Job —
Set down exactly the lines of the listing below, please, beginning with the first and ending with the line that holds "(tout) at (948,293);".

----------------------------------------

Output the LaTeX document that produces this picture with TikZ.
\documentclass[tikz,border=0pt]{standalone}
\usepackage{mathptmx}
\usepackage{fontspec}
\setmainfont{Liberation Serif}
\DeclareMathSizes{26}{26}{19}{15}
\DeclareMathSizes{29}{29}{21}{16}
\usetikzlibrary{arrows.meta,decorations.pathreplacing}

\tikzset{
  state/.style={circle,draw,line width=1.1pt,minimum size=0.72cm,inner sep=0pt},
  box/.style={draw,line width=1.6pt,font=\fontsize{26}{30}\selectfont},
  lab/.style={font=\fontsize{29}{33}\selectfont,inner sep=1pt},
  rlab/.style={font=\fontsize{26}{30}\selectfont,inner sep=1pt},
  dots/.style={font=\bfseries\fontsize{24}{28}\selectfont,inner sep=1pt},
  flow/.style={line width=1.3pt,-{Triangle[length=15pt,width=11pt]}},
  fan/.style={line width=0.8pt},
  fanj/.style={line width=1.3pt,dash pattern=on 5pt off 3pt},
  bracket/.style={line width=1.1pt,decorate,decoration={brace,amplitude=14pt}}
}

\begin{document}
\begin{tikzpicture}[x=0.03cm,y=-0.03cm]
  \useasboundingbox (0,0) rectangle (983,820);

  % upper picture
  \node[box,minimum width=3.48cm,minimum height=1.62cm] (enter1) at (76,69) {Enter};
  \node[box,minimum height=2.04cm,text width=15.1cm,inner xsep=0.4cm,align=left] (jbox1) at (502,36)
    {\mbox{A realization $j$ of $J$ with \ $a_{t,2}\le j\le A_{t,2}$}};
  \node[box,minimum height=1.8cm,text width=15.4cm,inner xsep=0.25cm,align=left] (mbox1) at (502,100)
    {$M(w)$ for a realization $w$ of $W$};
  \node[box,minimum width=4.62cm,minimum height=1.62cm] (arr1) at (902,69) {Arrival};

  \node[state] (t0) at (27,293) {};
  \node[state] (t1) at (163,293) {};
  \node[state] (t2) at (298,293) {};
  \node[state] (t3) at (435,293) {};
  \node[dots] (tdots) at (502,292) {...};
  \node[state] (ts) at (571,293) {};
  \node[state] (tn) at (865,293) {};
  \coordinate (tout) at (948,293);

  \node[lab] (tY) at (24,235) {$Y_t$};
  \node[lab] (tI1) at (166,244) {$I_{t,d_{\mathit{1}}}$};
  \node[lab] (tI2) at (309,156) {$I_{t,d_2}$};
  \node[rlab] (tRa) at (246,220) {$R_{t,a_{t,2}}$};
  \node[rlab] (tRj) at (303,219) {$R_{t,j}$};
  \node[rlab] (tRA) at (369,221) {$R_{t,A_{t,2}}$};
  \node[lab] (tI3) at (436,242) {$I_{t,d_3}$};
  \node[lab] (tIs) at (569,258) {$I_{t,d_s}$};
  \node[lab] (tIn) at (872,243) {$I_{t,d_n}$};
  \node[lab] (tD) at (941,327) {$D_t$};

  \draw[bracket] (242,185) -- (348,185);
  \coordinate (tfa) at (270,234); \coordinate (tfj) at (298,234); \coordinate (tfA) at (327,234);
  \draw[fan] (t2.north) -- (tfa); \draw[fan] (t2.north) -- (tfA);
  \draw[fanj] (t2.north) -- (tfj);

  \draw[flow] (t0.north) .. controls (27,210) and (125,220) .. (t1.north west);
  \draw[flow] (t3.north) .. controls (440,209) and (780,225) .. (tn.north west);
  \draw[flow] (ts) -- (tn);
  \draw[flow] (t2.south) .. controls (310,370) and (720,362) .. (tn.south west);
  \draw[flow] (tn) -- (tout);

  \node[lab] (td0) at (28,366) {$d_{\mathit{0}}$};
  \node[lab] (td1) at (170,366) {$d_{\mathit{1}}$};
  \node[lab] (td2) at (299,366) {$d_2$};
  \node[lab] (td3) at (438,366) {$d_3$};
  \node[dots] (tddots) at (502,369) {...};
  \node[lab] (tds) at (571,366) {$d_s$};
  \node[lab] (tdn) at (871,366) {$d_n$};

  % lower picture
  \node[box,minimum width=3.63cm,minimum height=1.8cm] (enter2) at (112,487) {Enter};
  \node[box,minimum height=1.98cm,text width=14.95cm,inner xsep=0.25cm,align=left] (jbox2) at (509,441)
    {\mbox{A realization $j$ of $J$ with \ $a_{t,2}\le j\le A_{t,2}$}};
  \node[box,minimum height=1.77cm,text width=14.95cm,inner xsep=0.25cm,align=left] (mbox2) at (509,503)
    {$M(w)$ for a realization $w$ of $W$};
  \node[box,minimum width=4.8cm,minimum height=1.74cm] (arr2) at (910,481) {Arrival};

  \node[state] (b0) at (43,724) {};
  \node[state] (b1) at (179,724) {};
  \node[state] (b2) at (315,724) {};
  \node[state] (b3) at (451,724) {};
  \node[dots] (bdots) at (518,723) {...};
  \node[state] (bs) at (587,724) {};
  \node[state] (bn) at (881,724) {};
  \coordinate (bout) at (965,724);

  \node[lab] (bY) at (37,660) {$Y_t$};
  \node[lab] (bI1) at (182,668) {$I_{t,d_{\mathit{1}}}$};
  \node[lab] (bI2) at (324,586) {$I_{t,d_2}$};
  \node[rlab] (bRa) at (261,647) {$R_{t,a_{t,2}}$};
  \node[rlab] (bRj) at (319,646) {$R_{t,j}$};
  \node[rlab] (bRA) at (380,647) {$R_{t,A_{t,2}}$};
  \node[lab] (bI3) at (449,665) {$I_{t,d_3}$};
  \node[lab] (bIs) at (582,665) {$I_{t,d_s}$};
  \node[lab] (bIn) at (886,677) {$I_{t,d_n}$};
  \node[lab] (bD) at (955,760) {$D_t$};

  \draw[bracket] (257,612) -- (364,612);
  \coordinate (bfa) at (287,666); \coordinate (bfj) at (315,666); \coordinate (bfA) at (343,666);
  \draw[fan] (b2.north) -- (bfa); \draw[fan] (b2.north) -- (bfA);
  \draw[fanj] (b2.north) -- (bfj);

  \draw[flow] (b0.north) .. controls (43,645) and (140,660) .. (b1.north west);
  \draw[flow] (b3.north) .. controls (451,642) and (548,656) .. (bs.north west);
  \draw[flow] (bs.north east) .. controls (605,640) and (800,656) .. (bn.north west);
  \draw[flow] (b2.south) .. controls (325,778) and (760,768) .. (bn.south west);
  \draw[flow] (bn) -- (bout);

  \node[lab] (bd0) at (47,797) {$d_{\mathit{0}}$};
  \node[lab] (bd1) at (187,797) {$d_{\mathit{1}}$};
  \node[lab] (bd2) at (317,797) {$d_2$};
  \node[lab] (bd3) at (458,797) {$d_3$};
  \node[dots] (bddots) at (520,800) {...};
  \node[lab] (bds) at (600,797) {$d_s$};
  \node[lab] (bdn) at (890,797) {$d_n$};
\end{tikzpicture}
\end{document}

----------------------------------------

Solved exercise —
Output the LaTeX document that produces this picture with TikZ.
\documentclass[tikz,border=0pt]{standalone}
\usepackage{mathptmx}
\usepackage{fontspec}
\setmainfont{Liberation Serif}
\DeclareMathSizes{26}{26}{19}{15}
\DeclareMathSizes{29}{29}{21}{16}
\usetikzlibrary{arrows.meta,decorations.pathreplacing}

\tikzset{
  state/.style={circle,draw,line width=1.1pt,minimum size=0.72cm,inner sep=0pt},
  box/.style={draw,line width=1.6pt,font=\fontsize{26}{30}\selectfont},
  lab/.style={font=\fontsize{29}{33}\selectfont,inner sep=1pt},
  rlab/.style={font=\fontsize{26}{30}\selectfont,inner sep=1pt},
  dots/.style={font=\bfseries\fontsize{24}{28}\selectfont,inner sep=1pt},
  flow/.style={line width=1.3pt,-{Triangle[length=15pt,width=11pt]}},
  fan/.style={line width=0.8pt},
  fanj/.style={line width=1.3pt,dash pattern=on 5pt off 3pt},
  bracket/.style={line width=1.1pt,decorate,decoration={brace,amplitude=14pt}}
}

\begin{document}
\begin{tikzpicture}[x=0.03cm,y=-0.03cm]
  \useasboundingbox (0,0) rectangle (983,820);

  % upper picture
  \node[box,minimum width=3.48cm,minimum height=1.62cm] (enter1) at (76,69) {Enter};
  \node[box,minimum height=2.04cm,text width=15.1cm,inner xsep=0.4cm,align=left] (jbox1) at (502,36)
    {\mbox{A realization $j$ of $J$ with \ $a_{t,2}\le j\le A_{t,2}$}};
  \node[box,minimum height=1.8cm,text width=15.4cm,inner xsep=0.25cm,align=left] (mbox1) at (502,100)
    {$M(w)$ for a realization $w$ of $W$};
  \node[box,minimum width=4.62cm,minimum height=1.62cm] (arr1) at (902,69) {Arrival};

  \node[state] (t0) at (27,293) {};
  \node[state] (t1) at (163,293) {};
  \node[state] (t2) at (298,293) {};
  \node[state] (t3) at (435,293) {};
  \node[dots] (tdots) at (502,292) {...};
  \node[state] (ts) at (571,293) {};
  \node[state] (tn) at (865,293) {};
  \coordinate (tout) at (948,293);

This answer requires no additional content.